By our correspondents
February 21, 2017

Facing up to the magnitude of the militancy problem in its province after a week of attacks, the Punjab Apex Committee has decided to seek the help of the Rangers in ongoing operations against militant groups. The precise modalities of how they will operate are still being worked out. There has also been discussion on restricting the Rangers’ involvement to Intelligence Based Operations which require sharing information with the police and working alongside them. A timeframe has not yet been announced. Till now, and for the most part, the Punjab government has preferred to rely on its own resources, with the Counter Terrorism Department taking the lead in recent raids on suspected militant hideouts. The effectiveness of adding national outfits like the Rangers to the mix will depend on the terms of reference they are given. The last time the Punjab government sought help from the army - after the Gulshan-e-Iqbal Park suicide bombing in 2016 – the operation was restricted to a criminal gang in Rajanpur. While there may be links between criminal enterprises and militant groups, the focus needs to be on the militants themselves. Punjab has faced some of the most devastating attacks in the country – be it on the FIA building, the police training centre, the Data Darbar shrine or Moon Market – and all have been carried out by a combination of the TTP and Punjab-based militant groups. It is these groups the Rangers should be going after and the most value they can provide is in helping to coordinate intelligence and plan raids. It is important that investigations be both honest and complete without using ethnic and convenient scapegoats.

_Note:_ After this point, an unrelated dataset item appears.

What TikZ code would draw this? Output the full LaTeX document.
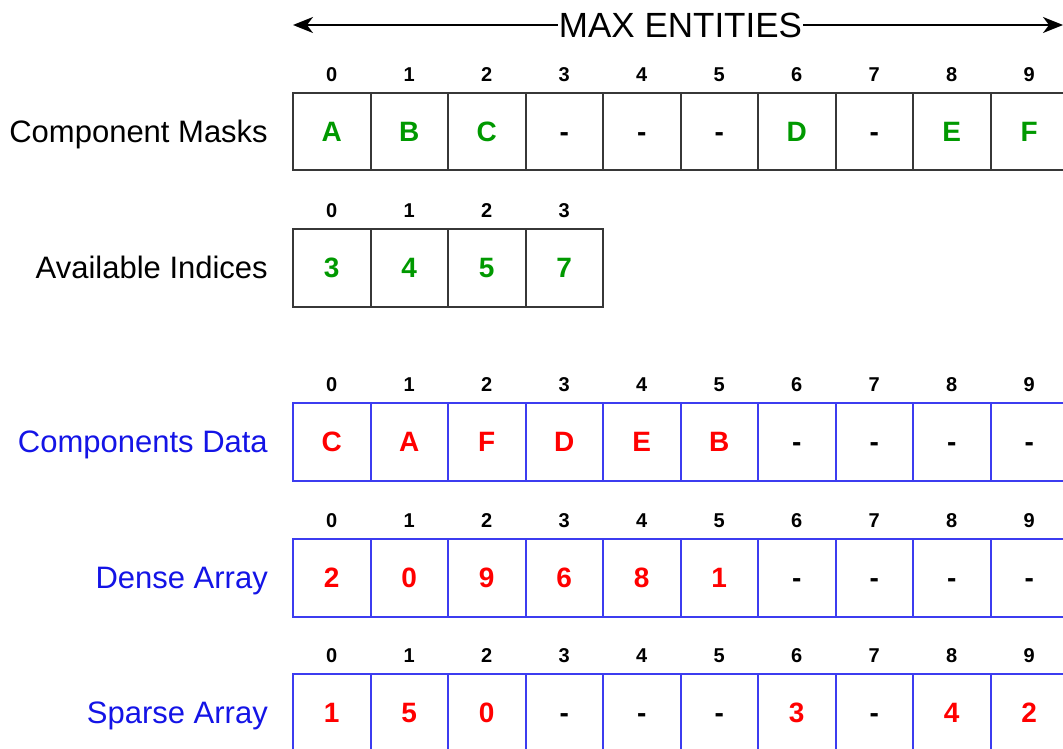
\documentclass[tikz,border=0pt]{standalone}
\usepackage{fontspec}
\setmainfont{Liberation Sans}
\usetikzlibrary{arrows.meta}
\definecolor{maskgreen}{RGB}{0,153,0}
\definecolor{arrblue}{RGB}{60,60,240}
\definecolor{txtblue}{RGB}{20,20,230}
\definecolor{valred}{RGB}{255,0,0}
\definecolor{edge}{RGB}{55,55,55}
\tikzset{
  cell/.style={draw=edge, line width=2pt, minimum size=77.5pt, inner sep=0pt,
    text height=20pt, text depth=0pt, font=\fontsize{28}{28}\selectfont\bfseries},
  bluecell/.style={cell, draw=arrblue},
  idx/.style={inner sep=0pt, font=\fontsize{20}{20}\selectfont\bfseries},
  rowlabel/.style={anchor=east, inner sep=0pt, text height=22pt, text depth=0pt,
    font=\fontsize{31}{31}\selectfont},
}

\begin{document}
\begin{tikzpicture}[x=1pt, y=-1pt]
  \useasboundingbox (0,0) rectangle (1063,749);
  % max entities arrow
  \node[inner sep=1pt, font=\fontsize{35}{35}\selectfont] (title) at (680.5,25) {MAX ENTITIES};
  \coordinate (maxl) at (293,25);
  \coordinate (maxr) at (1063,25);
  \draw[line width=2pt, -{Stealth[length=20pt, width=16pt, inset=6pt]}] (title.west) -- (maxl);
  \draw[line width=2pt, -{Stealth[length=20pt, width=16pt, inset=6pt]}] (title.east) -- (maxr);

  % component masks
  \node[rowlabel] (lblmask) at (268,131.75) {Component Masks};
  \foreach \v/\c [count=\i from 0] in {A/maskgreen, B/maskgreen, C/maskgreen, -/black, -/black,
      -/black, D/maskgreen, -/black, E/maskgreen, F/maskgreen} {
    \node[cell, text=\c] (mask\i) at (331.75+77.5*\i,131.75) {\v};
    \node[idx] (maskidx\i) at (331.75+77.5*\i,75) {\i};
  }

  % available indices
  \node[rowlabel] (lblfree) at (268,267.75) {Available Indices};
  \foreach \v [count=\i from 0] in {3,4,5,7} {
    \node[cell, text=maskgreen] (free\i) at (331.75+77.5*\i,267.75) {\v};
    \node[idx] (freeidx\i) at (331.75+77.5*\i,211) {\i};
  }

  % components data
  \node[rowlabel, text=txtblue] (lbldata) at (268,441.75) {Components Data};
  \foreach \v/\c [count=\i from 0] in {C/valred, A/valred, F/valred, D/valred, E/valred,
      B/valred, -/black, -/black, -/black, -/black} {
    \node[bluecell, text=\c] (data\i) at (331.75+77.5*\i,441.75) {\v};
    \node[idx] (dataidx\i) at (331.75+77.5*\i,385) {\i};
  }

  % dense array
  \node[rowlabel, text=txtblue] (lbldense) at (268,577.75) {Dense Array};
  \foreach \v/\c [count=\i from 0] in {2/valred, 0/valred, 9/valred, 6/valred, 8/valred,
      1/valred, -/black, -/black, -/black, -/black} {
    \node[bluecell, text=\c] (dense\i) at (331.75+77.5*\i,577.75) {\v};
    \node[idx] (denseidx\i) at (331.75+77.5*\i,521) {\i};
  }

  % sparse array
  \node[rowlabel, text=txtblue] (lblsparse) at (268,712.75) {Sparse Array};
  \foreach \v/\c [count=\i from 0] in {1/valred, 5/valred, 0/valred, -/black, -/black,
      -/black, 3/valred, -/black, 4/valred, 2/valred} {
    \node[bluecell, text=\c] (sparse\i) at (331.75+77.5*\i,712.75) {\v};
    \node[idx] (sparseidx\i) at (331.75+77.5*\i,656) {\i};
  }
\end{tikzpicture}
\end{document}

The Rangers need not necessarily be on the frontlines of the operation if the Counter Terrorism Department and the Elite Force are up to the task. The most important aspect of their proposed involvement in the province may be that the Punjab government has belatedly realised that it needs to tackle its militancy problem and is finally ready to do what it takes to defeat it. The activities of extremist outfits, notably in southern Punjab, have never been a secret. Banned groups like the Lashkar-e-Jhangvi and Jaish-e-Mohammed have operated freely in the province, always reemerging under new names, and have also been one of the largest sources of recruits to militant groups like the TTP and its offshoots. The radical madressahs in Punjab are also linked to these groups but nothing has been done to disrupt them. Opposition parties like the PTI have long been calling for a Rangers operation along the lines of the one in Karachi but the situation in Punjab is not one of warring political parties and their nexus with criminal gangs. The Rangers’ role should be to assist the Punjab government and help uproot enmeshed militant networks. But this will only be successful if the government has the will to take on a problem it has allowed to fester for too long.